It’s an unprecedented crisis in the American workplace.

Historic levels of American employees across employers within the private, public, and non-profit sectors annually report record dissatisfaction and disengagement with work. 50% feel unappreciated. 80% say they’re not thriving at work (Spreitzer & Porath, 2012).  Turnover is at an all-time and persistent high.

Monetized annually in lost production, efficiency, innovation, performance, and customers and it’s in the trillions.  It’s a real anchor on the American economy.  It’s a competitive disadvantage for employers and our nation in the global economy.

Pay and benefits should be competitive, but they cannot solve the problem.  Talented individuals of integrity won’t stay working at an organization with the wrong leadership, a bad culture, and the absence of true teamwork regardless of the pay and benefits.

Good employees highly value a genuine and positive relationship with their supervisor, working together as a true team, and a healthy work culture. It creates and sustains employee commitment, engagement, satisfaction, retention, and success. People with no strong commitment to the leadership, team, or culture have no problem leaving.

Leaders who shrug their shoulders and say, “that’s just the way it is today” are not accepting responsibility.  When you hire a good employee, it’s also your job to retain them.  Retention not turnover should be your company culture.

It is not a guaranteed automatic new normal to have high turnover even in specific industries and positions.  Recruiting and training talented professionals of integrity for your competitors is a losing model.  Retention of good employees improves performance, productivity, teamwork, morale, culture, customer satisfaction, and profits.

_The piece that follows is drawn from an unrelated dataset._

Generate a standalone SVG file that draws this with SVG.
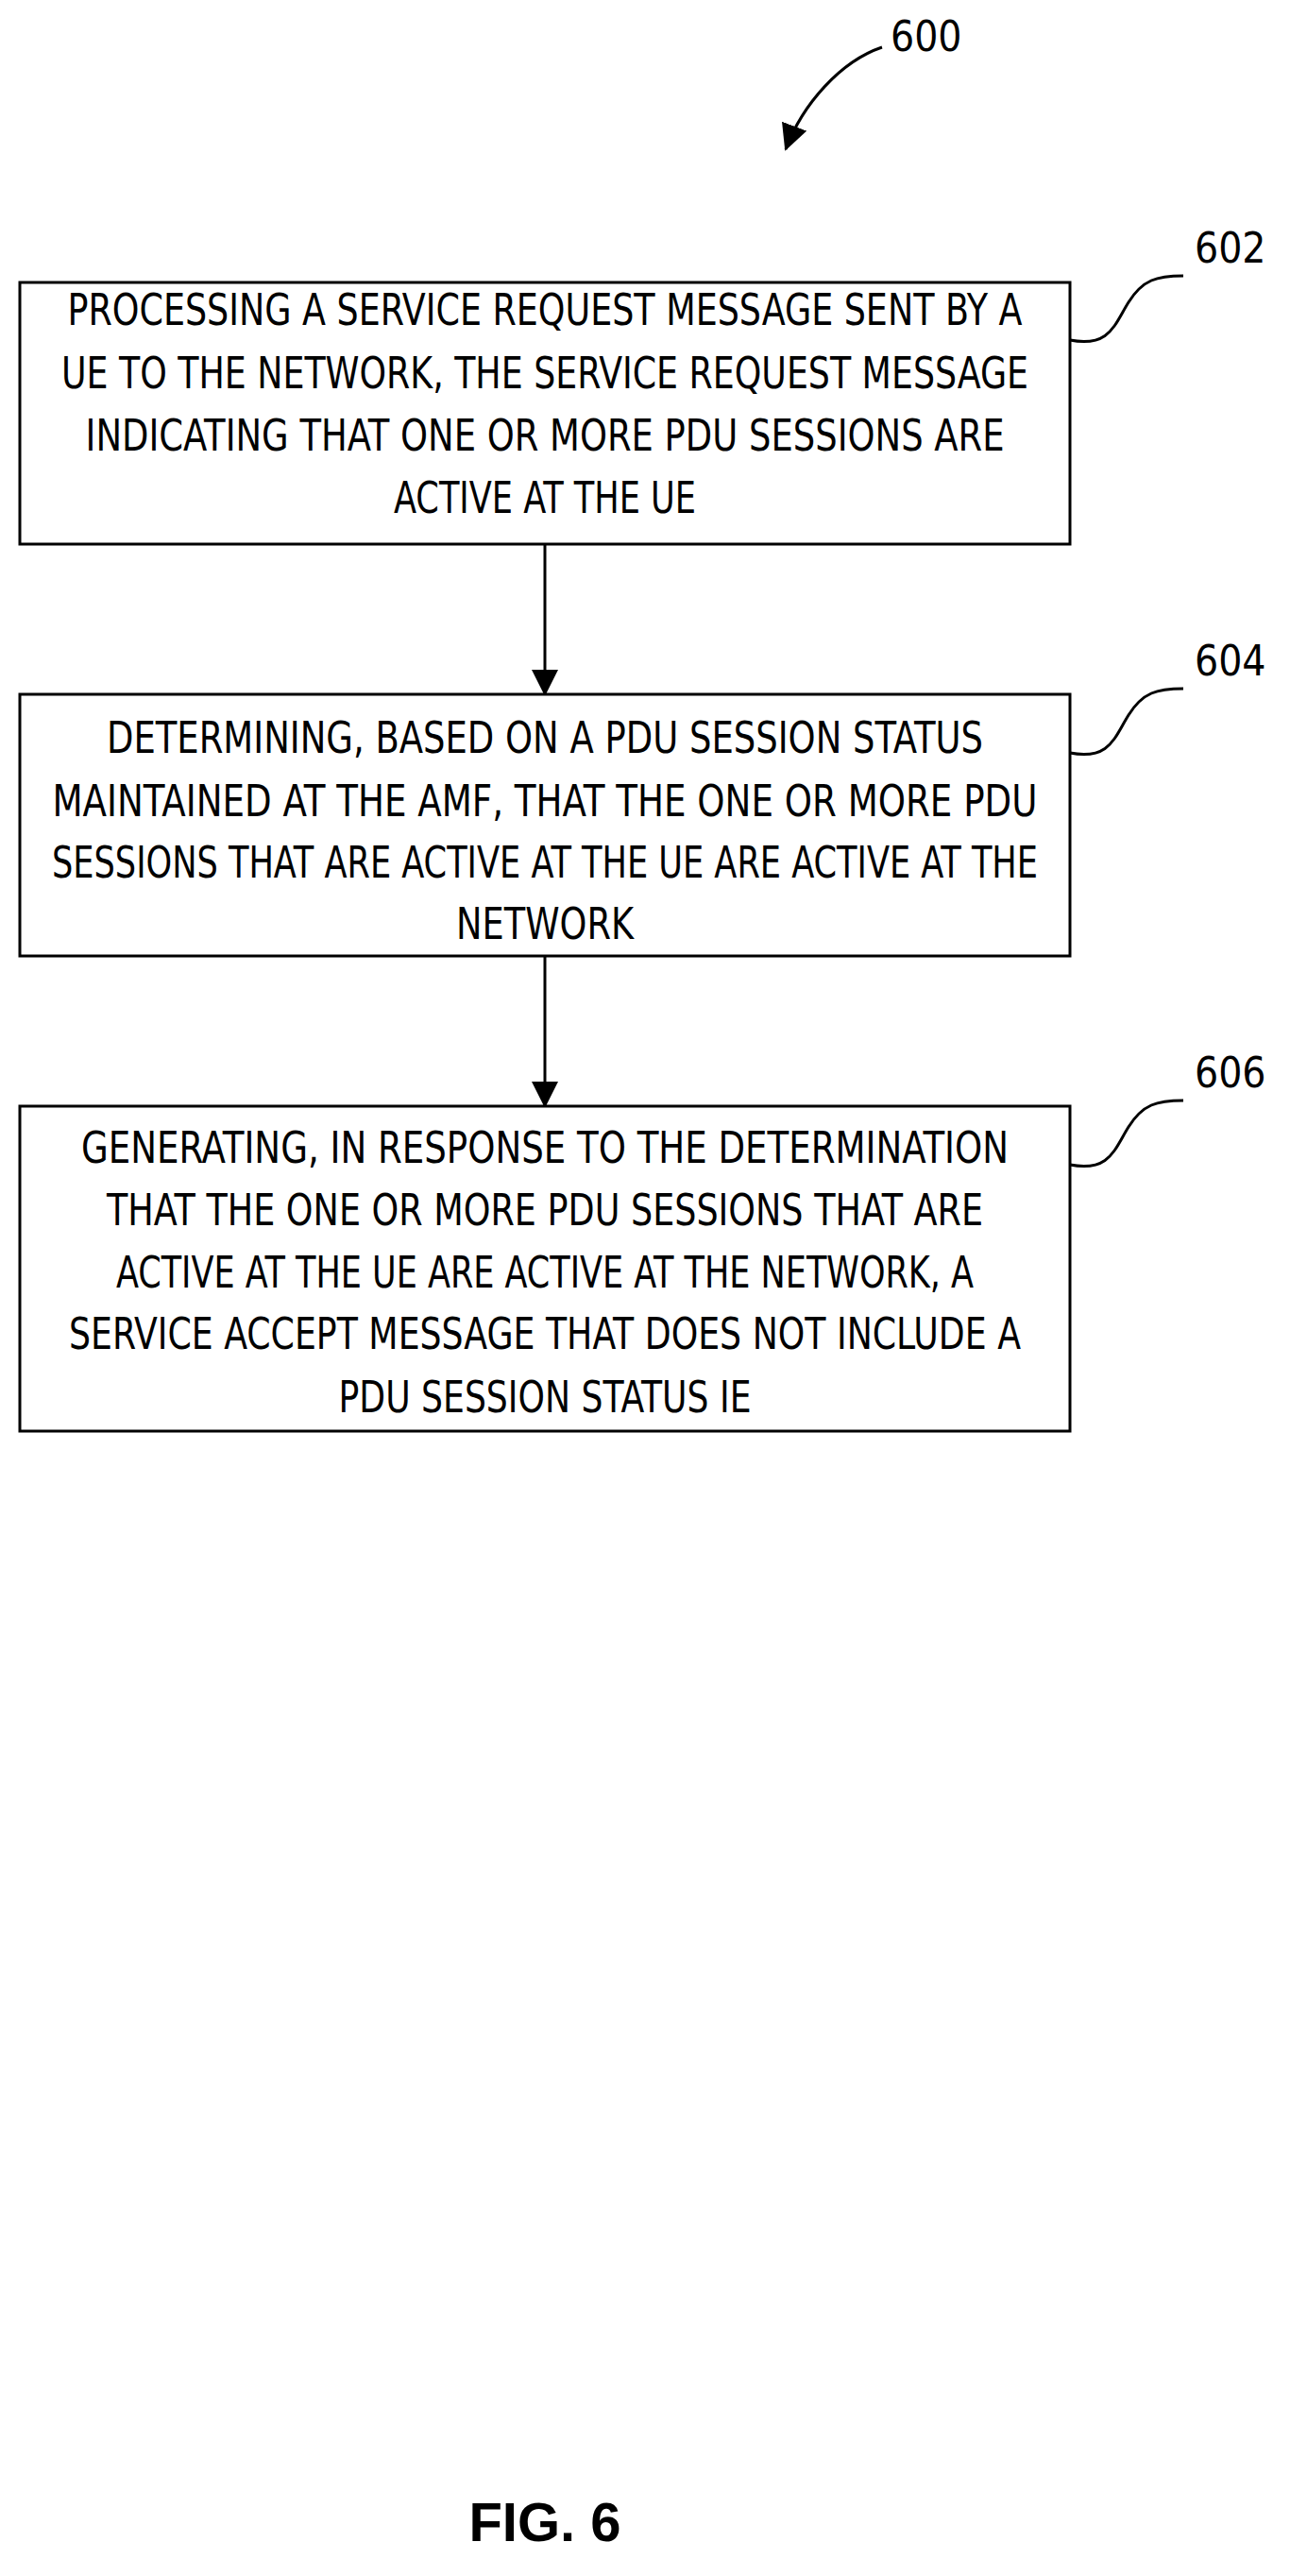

People quit bad supervisors, toxic cultures, mediocre missions, and total lack of teamwork.  As leaders, it’s your duty to make them want to stay.  It’s your role to learn their goals and help them chart a course for career success.  You need to make everyone on your team feel valued and appreciated.  You have to provide opportunities for them to grow with professional and leadership development.  Invest in their success.  They need to have the opportunity to voice their ideas, make decisions, admit mistakes, and feel safe and confident in your workplace.  They need to be allowed to have a real impact and take on new challenges (Abrashoff, 2002).  They want you as a coach and a mentor.  Hire the motivated and keep them inspired.  Keep employees fully informed so they feel trusted and act like owners.  Always be honest with your team as they can handle the truth (Abrashoff, 2002).  Celebrate their successes (Welch, 2001).

People who are well led are loyal. They will stay on a team with the right leadership and culture.

Employers accept costly record turnover as the New Normal. It’s not normal. Effective leadership enables employees to be their best and give their most on a true team in a positive work culture and feel appreciated, excel, grow, and thrive.